• [OBJECTIVE]
Show every line in the records below that contains the word "Write".
[Begin EXTRACTED MATERIAL]
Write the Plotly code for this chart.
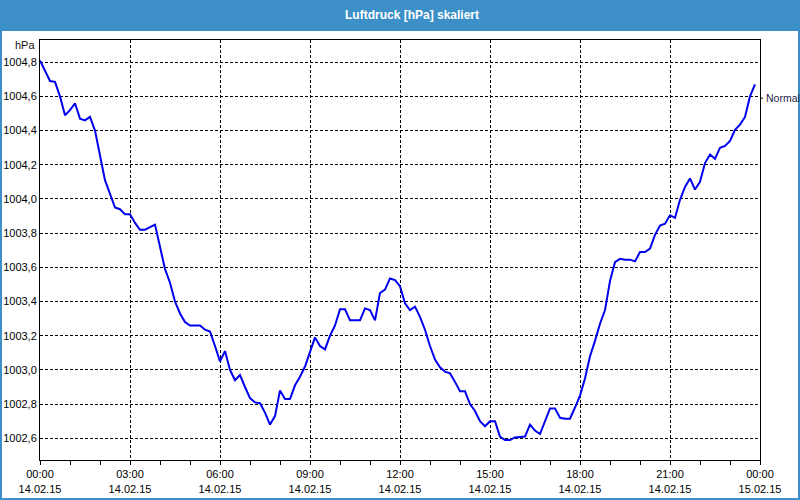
[End EXTRACTED MATERIAL]
[Begin EXTRACTED MATERIAL]
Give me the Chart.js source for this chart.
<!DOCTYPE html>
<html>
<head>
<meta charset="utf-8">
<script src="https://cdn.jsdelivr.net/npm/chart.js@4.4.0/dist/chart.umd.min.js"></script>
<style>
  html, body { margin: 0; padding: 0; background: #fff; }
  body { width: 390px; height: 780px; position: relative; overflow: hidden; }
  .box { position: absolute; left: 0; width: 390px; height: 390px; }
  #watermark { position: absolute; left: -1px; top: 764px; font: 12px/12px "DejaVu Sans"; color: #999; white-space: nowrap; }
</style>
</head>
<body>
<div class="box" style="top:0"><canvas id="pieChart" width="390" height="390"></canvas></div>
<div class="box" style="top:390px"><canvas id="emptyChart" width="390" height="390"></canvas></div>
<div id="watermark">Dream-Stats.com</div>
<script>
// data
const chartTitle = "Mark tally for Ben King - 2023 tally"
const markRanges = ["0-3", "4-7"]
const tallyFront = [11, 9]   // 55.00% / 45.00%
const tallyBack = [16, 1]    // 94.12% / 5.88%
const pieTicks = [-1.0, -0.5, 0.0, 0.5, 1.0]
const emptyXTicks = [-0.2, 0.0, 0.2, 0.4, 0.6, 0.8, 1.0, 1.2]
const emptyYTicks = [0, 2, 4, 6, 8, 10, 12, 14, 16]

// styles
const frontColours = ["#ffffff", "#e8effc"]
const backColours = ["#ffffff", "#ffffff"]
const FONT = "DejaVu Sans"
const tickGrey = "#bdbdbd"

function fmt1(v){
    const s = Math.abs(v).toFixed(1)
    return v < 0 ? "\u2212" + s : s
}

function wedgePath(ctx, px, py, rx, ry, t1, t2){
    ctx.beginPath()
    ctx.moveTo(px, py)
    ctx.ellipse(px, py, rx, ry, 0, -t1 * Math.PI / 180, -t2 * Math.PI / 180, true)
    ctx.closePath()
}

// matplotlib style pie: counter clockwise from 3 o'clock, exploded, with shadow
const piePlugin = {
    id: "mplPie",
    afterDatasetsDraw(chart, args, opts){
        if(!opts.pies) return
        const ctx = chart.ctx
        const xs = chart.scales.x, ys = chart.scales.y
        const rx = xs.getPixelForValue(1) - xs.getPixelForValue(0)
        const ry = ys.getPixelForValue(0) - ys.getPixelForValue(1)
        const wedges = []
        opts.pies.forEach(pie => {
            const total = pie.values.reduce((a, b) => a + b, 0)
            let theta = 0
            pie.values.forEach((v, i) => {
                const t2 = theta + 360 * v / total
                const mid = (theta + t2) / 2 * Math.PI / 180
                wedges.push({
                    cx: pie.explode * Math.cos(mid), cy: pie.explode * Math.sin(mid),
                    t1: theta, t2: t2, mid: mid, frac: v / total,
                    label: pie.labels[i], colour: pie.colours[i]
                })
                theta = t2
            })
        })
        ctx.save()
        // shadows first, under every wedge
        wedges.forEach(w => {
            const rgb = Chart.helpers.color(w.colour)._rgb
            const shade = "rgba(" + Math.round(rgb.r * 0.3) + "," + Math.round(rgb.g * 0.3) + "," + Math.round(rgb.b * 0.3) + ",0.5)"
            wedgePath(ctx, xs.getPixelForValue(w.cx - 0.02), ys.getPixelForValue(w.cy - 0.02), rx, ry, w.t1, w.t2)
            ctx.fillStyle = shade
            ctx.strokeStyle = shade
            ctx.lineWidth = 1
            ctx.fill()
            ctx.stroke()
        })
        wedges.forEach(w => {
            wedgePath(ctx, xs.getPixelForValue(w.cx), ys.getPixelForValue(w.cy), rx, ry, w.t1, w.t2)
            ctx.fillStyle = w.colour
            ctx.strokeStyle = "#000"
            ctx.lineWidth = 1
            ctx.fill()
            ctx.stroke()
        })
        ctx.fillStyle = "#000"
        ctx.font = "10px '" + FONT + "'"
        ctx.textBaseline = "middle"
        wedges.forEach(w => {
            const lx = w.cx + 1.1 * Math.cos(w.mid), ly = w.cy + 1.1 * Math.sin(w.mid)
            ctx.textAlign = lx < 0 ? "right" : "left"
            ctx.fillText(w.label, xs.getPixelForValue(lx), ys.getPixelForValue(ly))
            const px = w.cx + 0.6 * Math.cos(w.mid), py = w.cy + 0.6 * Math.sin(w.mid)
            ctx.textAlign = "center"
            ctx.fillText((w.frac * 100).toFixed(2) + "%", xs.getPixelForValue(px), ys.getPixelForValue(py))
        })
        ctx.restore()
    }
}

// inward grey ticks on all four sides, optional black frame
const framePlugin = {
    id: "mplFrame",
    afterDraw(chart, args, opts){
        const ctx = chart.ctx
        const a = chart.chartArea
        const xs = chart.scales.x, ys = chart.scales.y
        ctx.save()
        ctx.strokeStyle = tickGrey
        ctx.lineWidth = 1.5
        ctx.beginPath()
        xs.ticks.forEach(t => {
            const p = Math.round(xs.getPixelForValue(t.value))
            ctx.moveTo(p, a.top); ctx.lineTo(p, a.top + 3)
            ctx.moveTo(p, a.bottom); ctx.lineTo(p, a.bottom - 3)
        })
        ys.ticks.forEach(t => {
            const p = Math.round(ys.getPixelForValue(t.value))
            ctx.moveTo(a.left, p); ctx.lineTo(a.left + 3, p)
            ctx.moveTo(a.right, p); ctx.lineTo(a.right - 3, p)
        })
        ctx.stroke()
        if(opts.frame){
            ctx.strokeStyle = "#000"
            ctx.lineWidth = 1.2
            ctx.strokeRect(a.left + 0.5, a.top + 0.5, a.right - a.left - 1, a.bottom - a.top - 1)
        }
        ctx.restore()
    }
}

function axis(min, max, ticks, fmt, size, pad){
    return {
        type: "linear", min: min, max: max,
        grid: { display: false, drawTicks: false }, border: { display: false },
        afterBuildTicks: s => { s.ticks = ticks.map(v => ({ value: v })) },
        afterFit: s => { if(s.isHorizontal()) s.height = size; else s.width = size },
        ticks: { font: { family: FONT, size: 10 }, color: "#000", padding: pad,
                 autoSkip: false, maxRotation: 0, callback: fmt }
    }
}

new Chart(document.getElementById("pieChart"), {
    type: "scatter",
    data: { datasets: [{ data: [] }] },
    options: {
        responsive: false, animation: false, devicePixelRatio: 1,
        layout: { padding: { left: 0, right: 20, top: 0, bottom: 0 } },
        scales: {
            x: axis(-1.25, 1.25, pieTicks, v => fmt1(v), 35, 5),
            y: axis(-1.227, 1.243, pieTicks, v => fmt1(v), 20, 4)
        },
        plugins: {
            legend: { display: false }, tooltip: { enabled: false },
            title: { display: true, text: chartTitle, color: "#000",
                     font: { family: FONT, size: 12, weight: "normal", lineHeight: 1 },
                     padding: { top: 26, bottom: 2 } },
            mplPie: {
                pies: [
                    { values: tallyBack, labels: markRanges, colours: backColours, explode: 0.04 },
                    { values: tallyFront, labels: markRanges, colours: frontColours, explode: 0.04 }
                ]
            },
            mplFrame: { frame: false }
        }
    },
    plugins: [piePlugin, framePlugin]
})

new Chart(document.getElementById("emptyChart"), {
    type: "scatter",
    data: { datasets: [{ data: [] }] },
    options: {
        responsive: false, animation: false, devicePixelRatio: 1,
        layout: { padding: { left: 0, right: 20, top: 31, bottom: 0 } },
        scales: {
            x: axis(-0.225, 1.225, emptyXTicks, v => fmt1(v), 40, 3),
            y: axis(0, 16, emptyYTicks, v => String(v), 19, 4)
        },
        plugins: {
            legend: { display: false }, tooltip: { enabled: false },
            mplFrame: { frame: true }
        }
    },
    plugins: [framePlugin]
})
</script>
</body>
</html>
[End EXTRACTED MATERIAL]
[Begin EXTRACTED MATERIAL]
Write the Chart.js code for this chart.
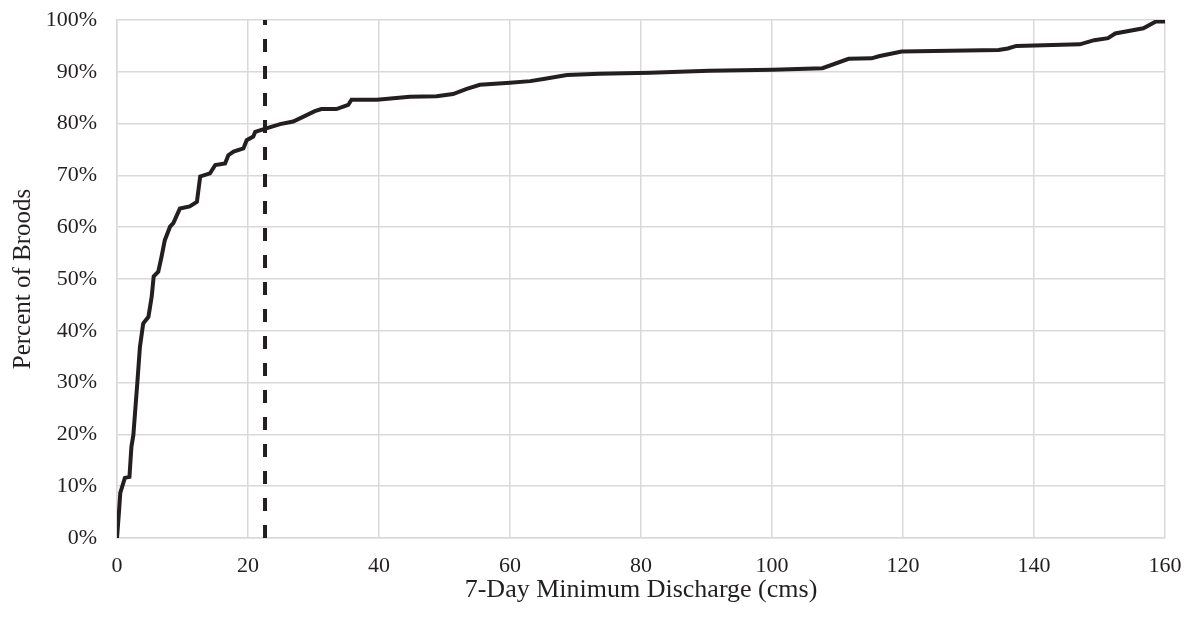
[End EXTRACTED MATERIAL]
• [COMPLETE ANSWER]
Write the Plotly code for this chart.
Write the Chart.js code for this chart.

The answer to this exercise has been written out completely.